Things are tough all over, and if your financial situation is anything like mine, buying a new bike may not be the best way to dispose of what's left of your disposable income -especially after you've blown most of it on luxuries like food, shelter and clothing. A better alternative may be something euphemistically known as a pre-owned motorcycle.
Consider this: In the U.S. the average motorcycle is ridden fewer than 2500 miles a year. In most cases that means a 10-year-old bike will have clocked fewer than 30,000 miles, and there are plenty that have turned less than half that.
Buying any used bike involves a degree of risk, especially if you unwittingly buy something that's been "rid hard and put up wet." Purchasing through a dealership is one way to protect yourself. Most offer at least a limited warranty on used bikes, and in some cases your new ride may even come with the remainder of the factory warranty to protect you. But dealers do command a premium, assuming they even have what you want in stock.
The alternative is to buy privately, and in that case it's your responsibility to make sure the bike is in good mechanical nick.
Inspecting a used bike can get pretty involved, especially when you don't do it on a regular basis, but as always your friends at Motorcycle Cruiser can help. That's why we've condensed all the information you'll need to inspect a pre-owned motorcycle into a handy-dandy checklist, complete with color illustrations.
Because we've covered all the technical blather in past issues, this list concentrates on what you need to check, as opposed to the 1-2-3 of actually checking it. You can find that info under the tech section at motorcyclecruiser.com or by e-mailing me directly. Feel free to make as many copies as you need, but don't tell the lawyers I said so.
Major Components
Inspecting someone else's motorcycle up close and personal takes a certain amount of diplomacy. Some guys are resentful, others take it in stride, but at the very least the seller should let you make a basic mechanical inspection of the bike.
Chassis
Frame: Check for signs of repair or crash damage.
Steering Head: Check the steering head bearings for signs of denting, or improper adjustment.
Forks: Check for signs of physical damage.
Fork Seals: Check for leaks.
Fork Alignment: The forks should be parallel to each other and aligned with the handlebars.
Fork Action: The forks should operate smoothly in both directions without binding or sticking.
Swingarm: Look for signs of physical damage. Make certain the rear wheel is centered and square to the swingarm.
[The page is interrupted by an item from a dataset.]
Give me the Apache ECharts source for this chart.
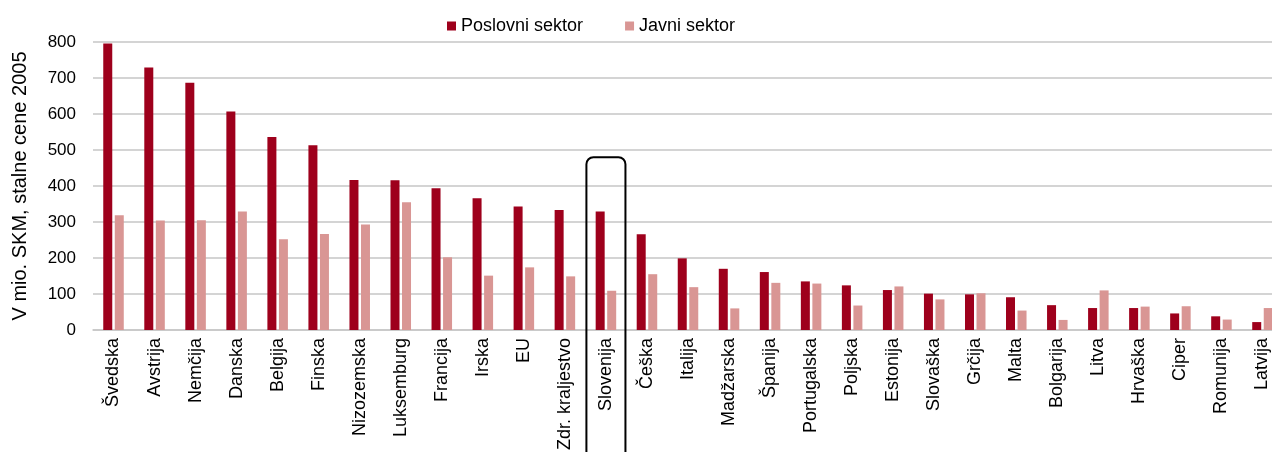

Check the bushings/bearings for excess play.
Linkage: Check for wear at pivot points, loose or missing hardware and physical damage.
Springs: Should at least support the weight of the rider and passenger without bottoming out.
Mounting Hardware: Make sure it's all there and in reasonably good condition.
Rear Shocks: These should operate smoothly in both directions; check for leaks.
Wheels/Tires
Front Wheel: Look for missing, bent or broken spokes; check for worn bearings; check trueness.
Front Tire: Check tread depth (see this issue's tips on page 92), sidewall condition and pressure.
Rear Wheel: Look for missing, bent or broken spokes; check for worn bearings; check trueness.
Alignment : Take a look at the tire alignment. This takes some practice, but wheels that are grossly out of line are pretty obvious. If there are other signs of crash damage (even repaired crash damage) and the wheels look out of kilter you may be looking at a tweaked frame.
Brakes
Front Master Cylinder: Check fluid level and condition. Lever feel should be firm when squeezed.
Front Hoses: Check for chafing and overall condition. Make sure they're properly secured and there are no leaks.
Front Caliper: Check for leaks, and make sure all mounting hardware is there.
Front Pads: Check the wear indicators; most manufacturers recommend a minimum pad thickness of 1.5-2.0mm.
Rear Master Cylinder: Check fluid and pedal travel.
Rear Hoses: Check routing and condition.
Rear Pads: Check wear indicators.
Rear Drum Brake: Check wear indicator* and adjustment.
*Drum brakes normally have wear indicators on the actuating arm, but it's not unknown for guys to reposition the arm on the brake shaft rather than replace the rear brakes when they're worn. Ninety-nine percent of the time there'll be a punch mark on the brake shaft that's meant to line up with the slit in the brake lever or with a datum mark, and it never hurts to check that.